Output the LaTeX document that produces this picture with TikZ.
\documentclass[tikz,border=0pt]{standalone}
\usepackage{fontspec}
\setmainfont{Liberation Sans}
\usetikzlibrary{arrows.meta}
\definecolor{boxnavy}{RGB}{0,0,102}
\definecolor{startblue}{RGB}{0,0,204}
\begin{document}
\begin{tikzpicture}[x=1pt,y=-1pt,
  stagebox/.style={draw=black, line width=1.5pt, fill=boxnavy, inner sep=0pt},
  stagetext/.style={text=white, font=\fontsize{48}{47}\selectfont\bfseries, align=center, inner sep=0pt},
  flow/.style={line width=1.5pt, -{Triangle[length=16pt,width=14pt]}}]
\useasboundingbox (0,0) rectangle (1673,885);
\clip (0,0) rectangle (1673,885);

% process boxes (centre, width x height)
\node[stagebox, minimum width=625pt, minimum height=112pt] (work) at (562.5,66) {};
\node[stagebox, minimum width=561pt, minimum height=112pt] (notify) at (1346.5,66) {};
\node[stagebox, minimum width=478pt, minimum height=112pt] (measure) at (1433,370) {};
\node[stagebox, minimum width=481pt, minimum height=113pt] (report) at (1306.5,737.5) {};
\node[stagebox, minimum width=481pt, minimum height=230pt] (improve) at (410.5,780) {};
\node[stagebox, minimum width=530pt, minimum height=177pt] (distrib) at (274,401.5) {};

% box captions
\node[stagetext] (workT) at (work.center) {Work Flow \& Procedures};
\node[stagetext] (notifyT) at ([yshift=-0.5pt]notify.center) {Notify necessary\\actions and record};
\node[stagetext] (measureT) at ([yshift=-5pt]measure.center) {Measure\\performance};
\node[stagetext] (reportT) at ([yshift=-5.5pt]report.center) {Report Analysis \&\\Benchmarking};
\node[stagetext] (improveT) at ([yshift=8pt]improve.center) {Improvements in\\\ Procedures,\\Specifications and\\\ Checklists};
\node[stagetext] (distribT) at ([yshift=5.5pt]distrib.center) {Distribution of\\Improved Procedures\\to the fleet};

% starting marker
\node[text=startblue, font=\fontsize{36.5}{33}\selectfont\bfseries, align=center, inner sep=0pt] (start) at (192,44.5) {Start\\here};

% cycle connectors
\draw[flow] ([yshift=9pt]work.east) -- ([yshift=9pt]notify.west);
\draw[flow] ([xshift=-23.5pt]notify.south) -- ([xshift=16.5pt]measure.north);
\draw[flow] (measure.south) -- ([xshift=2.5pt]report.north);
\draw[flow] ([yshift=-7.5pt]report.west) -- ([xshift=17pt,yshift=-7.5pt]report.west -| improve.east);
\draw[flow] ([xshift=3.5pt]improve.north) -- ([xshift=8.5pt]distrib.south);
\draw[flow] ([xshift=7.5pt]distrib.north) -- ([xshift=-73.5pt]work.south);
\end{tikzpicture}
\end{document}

★ ★ ★ ★

→ TASK INSTRUCTIONS: Output the full listing without altering anything.

→ FINISHED ANSWER:
Output the LaTeX document that produces this picture with TikZ.
\documentclass[tikz,border=0pt]{standalone}
\usepackage{fontspec}
\setmainfont{Liberation Sans}
\usetikzlibrary{arrows.meta}
\definecolor{boxnavy}{RGB}{0,0,102}
\definecolor{startblue}{RGB}{0,0,204}
\begin{document}
\begin{tikzpicture}[x=1pt,y=-1pt,
  stagebox/.style={draw=black, line width=1.5pt, fill=boxnavy, inner sep=0pt},
  stagetext/.style={text=white, font=\fontsize{48}{47}\selectfont\bfseries, align=center, inner sep=0pt},
  flow/.style={line width=1.5pt, -{Triangle[length=16pt,width=14pt]}}]
\useasboundingbox (0,0) rectangle (1673,885);
\clip (0,0) rectangle (1673,885);

% process boxes (centre, width x height)
\node[stagebox, minimum width=625pt, minimum height=112pt] (work) at (562.5,66) {};
\node[stagebox, minimum width=561pt, minimum height=112pt] (notify) at (1346.5,66) {};
\node[stagebox, minimum width=478pt, minimum height=112pt] (measure) at (1433,370) {};
\node[stagebox, minimum width=481pt, minimum height=113pt] (report) at (1306.5,737.5) {};
\node[stagebox, minimum width=481pt, minimum height=230pt] (improve) at (410.5,780) {};
\node[stagebox, minimum width=530pt, minimum height=177pt] (distrib) at (274,401.5) {};

% box captions
\node[stagetext] (workT) at (work.center) {Work Flow \& Procedures};
\node[stagetext] (notifyT) at ([yshift=-0.5pt]notify.center) {Notify necessary\\actions and record};
\node[stagetext] (measureT) at ([yshift=-5pt]measure.center) {Measure\\performance};
\node[stagetext] (reportT) at ([yshift=-5.5pt]report.center) {Report Analysis \&\\Benchmarking};
\node[stagetext] (improveT) at ([yshift=8pt]improve.center) {Improvements in\\\ Procedures,\\Specifications and\\\ Checklists};
\node[stagetext] (distribT) at ([yshift=5.5pt]distrib.center) {Distribution of\\Improved Procedures\\to the fleet};

% starting marker
\node[text=startblue, font=\fontsize{36.5}{33}\selectfont\bfseries, align=center, inner sep=0pt] (start) at (192,44.5) {Start\\here};

% cycle connectors
\draw[flow] ([yshift=9pt]work.east) -- ([yshift=9pt]notify.west);
\draw[flow] ([xshift=-23.5pt]notify.south) -- ([xshift=16.5pt]measure.north);
\draw[flow] (measure.south) -- ([xshift=2.5pt]report.north);
\draw[flow] ([yshift=-7.5pt]report.west) -- ([xshift=17pt,yshift=-7.5pt]report.west -| improve.east);
\draw[flow] ([xshift=3.5pt]improve.north) -- ([xshift=8.5pt]distrib.south);
\draw[flow] ([xshift=7.5pt]distrib.north) -- ([xshift=-73.5pt]work.south);
\end{tikzpicture}
\end{document}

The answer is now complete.